FGPO: The Moodys haven’t done a new album since December in 2003. Is the group done as a recording entity?
Hayward: That’s a question, isn’t it? [chuckles] The fact is I think the three of us are enjoying our catalog and we’re enjoying playing things that we only worked on for two or three days in the studio and only listened to a few times before we moved on, and so we’re lucky enough to be interested in that and to enjoy playing that music.
FGPO: Does it in a way not matter anymore? You have that substantial catalog, and it’s clearly what the fans want to hear. So the pressure’s off in a way.
Hayward: I do know what you mean. That’s right. The Moody Blues is a precious memory to me, and I’m still stuck with the lineup and in awe of the lineup that we were on those first seven albums, and the fact is those will be the classic albums and I have to refer everything back to that. Is it as good as that? Is it a foot forward or a step back? We did make several albums there in the sort of late 80s — not the stuff with “Wildest Dreams” and the two albums after that, Sur la Mer and The Other Side Of Life, there were three albums that were really big. But after that you start to think you’re releasing stuff and, well, who’s actually paying attention now or cares about it? It was a bit dispiriting that the albums after that, Keys To The Kingdom and Strange Times and [December] didn’t do what we felt they should. So you just think: “Why even bother…”
FGPO: So what are you up to on your own now?

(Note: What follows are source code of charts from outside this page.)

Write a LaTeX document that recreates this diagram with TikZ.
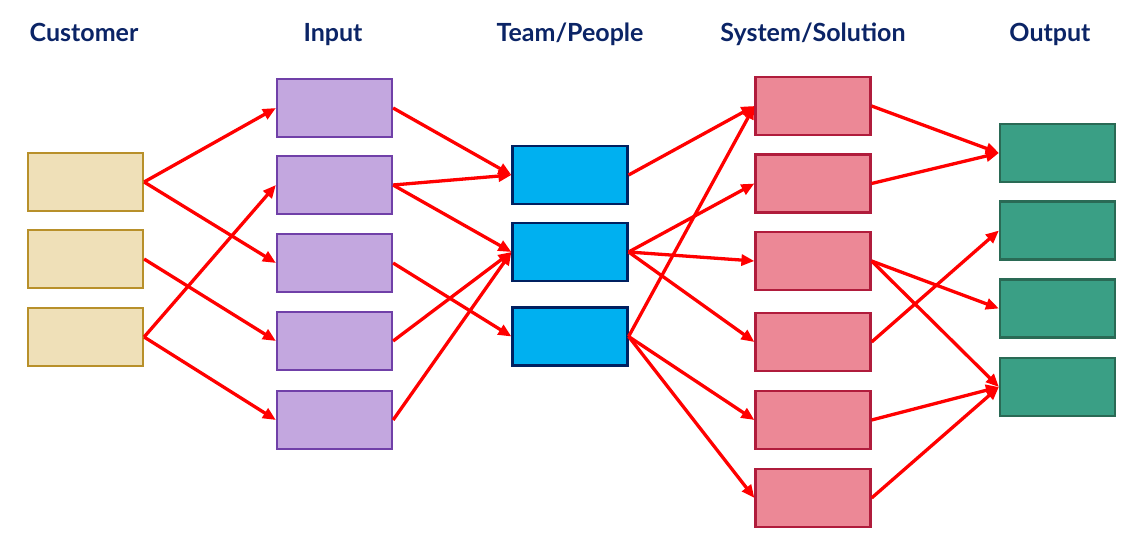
\documentclass[tikz,border=0pt]{standalone}
\usepackage{fontspec}
\setmainfont{Lato}
\usetikzlibrary{arrows.meta}

\definecolor{headblue}{HTML}{0B2466}
\definecolor{custfill}{HTML}{EFE0B8}
\definecolor{custline}{HTML}{B8902A}
\definecolor{infill}{HTML}{C3A7DF}
\definecolor{inline}{HTML}{7040A8}
\definecolor{teamfill}{HTML}{00B0F0}
\definecolor{teamline}{HTML}{002060}
\definecolor{sysfill}{HTML}{EC8896}
\definecolor{sysline}{HTML}{B01C3C}
\definecolor{outfill}{HTML}{3A9F85}
\definecolor{outline}{HTML}{2A6A55}

\begin{document}
\begin{tikzpicture}[x=1pt,y=-1pt,
        box/.style={rectangle,line width=2.2pt,minimum width=115pt,minimum height=58pt,inner sep=0pt},
        cust/.style={box,fill=custfill,draw=custline},
        inp/.style={box,fill=infill,draw=inline},
        team/.style={box,fill=teamfill,draw=teamline},
        sys/.style={box,fill=sysfill,draw=sysline},
        outp/.style={box,fill=outfill,draw=outline},
        head/.style={anchor=base,text=headblue,font=\fontsize{25}{30}\selectfont\bfseries},
        link/.style={red,line width=3.3pt,-{Triangle[length=13pt,width=11pt]}}]
        \useasboundingbox (0,0) rectangle (1144,553);
        % headings
        \node[head](hcust)at(84,42){Customer};
        \node[head](hinp)at(333,42){Input};
        \node[head](hteam)at(570,42){Team/People};
        \node[head](hsys)at(813,42){System/Solution};
        \node[head](hout)at(1050,42){Output};
        % customer
        \node[cust](c1)at(85.5,182){};
        \node[cust](c2)at(85.5,259){};
        \node[cust](c3)at(85.5,337){};
        % input
        \node[inp](i1)at(334.5,108){};
        \node[inp](i2)at(334.5,185){};
        \node[inp](i3)at(334.5,263){};
        \node[inp](i4)at(334.5,341){};
        \node[inp](i5)at(334.5,420){};
        % team/people
        \node[team](t1)at(570,175){};
        \node[team](t2)at(570,252){};
        \node[team](t3)at(570,336.5){};
        % system/solution
        \node[sys](s1)at(813,106){};
        \node[sys](s2)at(813,183.5){};
        \node[sys](s3)at(813,261){};
        \node[sys](s4)at(813,342){};
        \node[sys](s5)at(813,420){};
        \node[sys](s6)at(813,498){};
        % output
        \node[outp](o1)at(1057.5,153){};
        \node[outp](o2)at(1057.5,230.5){};
        \node[outp](o3)at(1057.5,308.5){};
        \node[outp](o4)at(1057.5,387){};
        % customer -> input
        \draw[link] (c1.east) -- (i1.west);
        \draw[link] (c1.east) -- (i3.west);
        \draw[link] (c2.east) -- (i4.west);
        \draw[link] (c3.east) -- (i2.west);
        \draw[link] (c3.east) -- (i5.west);
        % input -> team
        \draw[link] (i1.east) -- (t1.west);
        \draw[link] (i2.east) -- (t1.west);
        \draw[link] (i2.east) -- (t2.west);
        \draw[link] (i3.east) -- (t3.west);
        \draw[link] (i4.east) -- (t2.west);
        \draw[link] (i5.east) -- (t2.west);
        % team -> system
        \draw[link] (t1.east) -- (s1.west);
        \draw[link] (t2.east) -- (s2.west);
        \draw[link] (t2.east) -- (s3.west);
        \draw[link] (t2.east) -- (s4.west);
        \draw[link] (t3.east) -- (s1.west);
        \draw[link] (t3.east) -- (s5.west);
        \draw[link] (t3.east) -- (s6.west);
        % system -> output
        \draw[link] (s1.east) -- (o1.west);
        \draw[link] (s2.east) -- (o1.west);
        \draw[link] (s3.east) -- (o3.west);
        \draw[link] (s3.east) -- (o4.west);
        \draw[link] (s4.east) -- (o2.west);
        \draw[link] (s5.east) -- (o4.west);
        \draw[link] (s6.east) -- (o4.west);
    \end{tikzpicture}
\end{document}
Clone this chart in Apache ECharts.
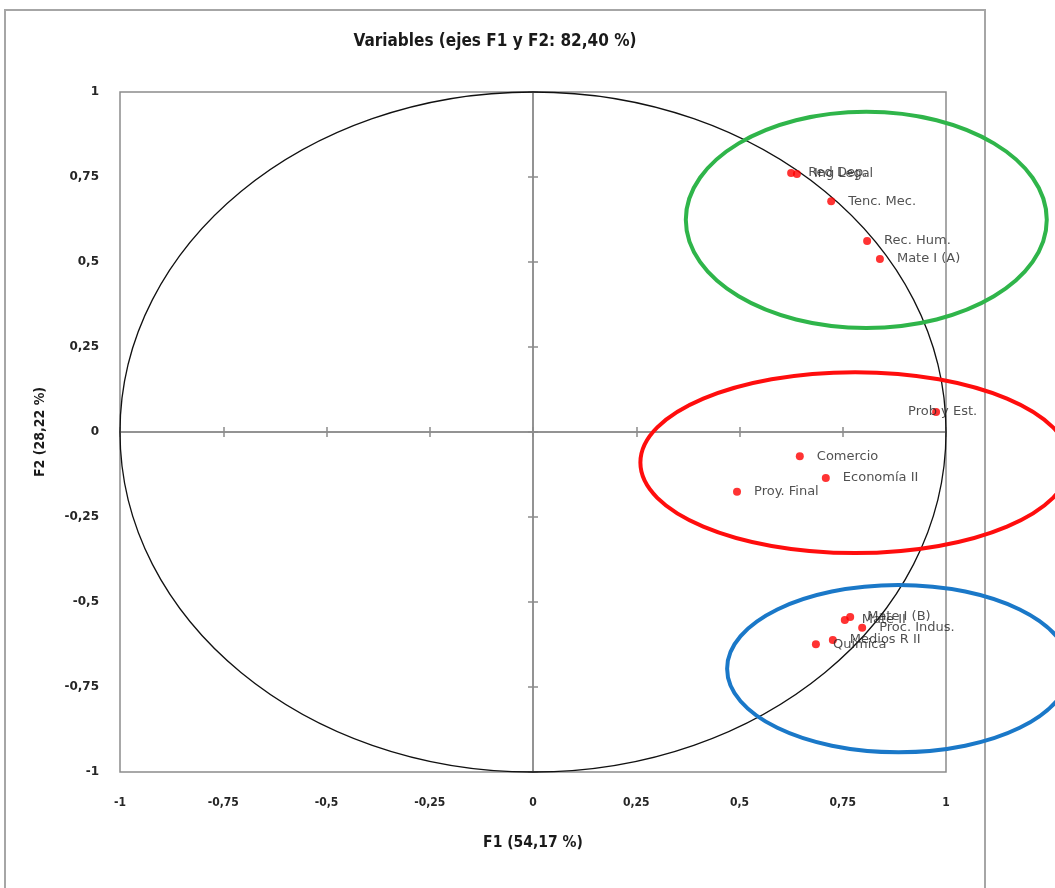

Hayward: You know, I don’t know what the future holds. I might become just an ordinary human being; this life is beginning to get to me. I am doing a completely different project in December and January for somebody else, and music will always be such a large part of my life and I’m sure the solo things will continue. But I want to do it in my own time, when I think it’s worthwhile. I want it to come naturally and to come because there’s a desire and a need to do that, not for any kind of egotistical or commercial reasons. And I’ve got a lot of places that I need to go, and I do have a life outside the band — and that’ll stay outside the band or even the music. I’m sorry, but I’m not going to share them with you. [laughs.]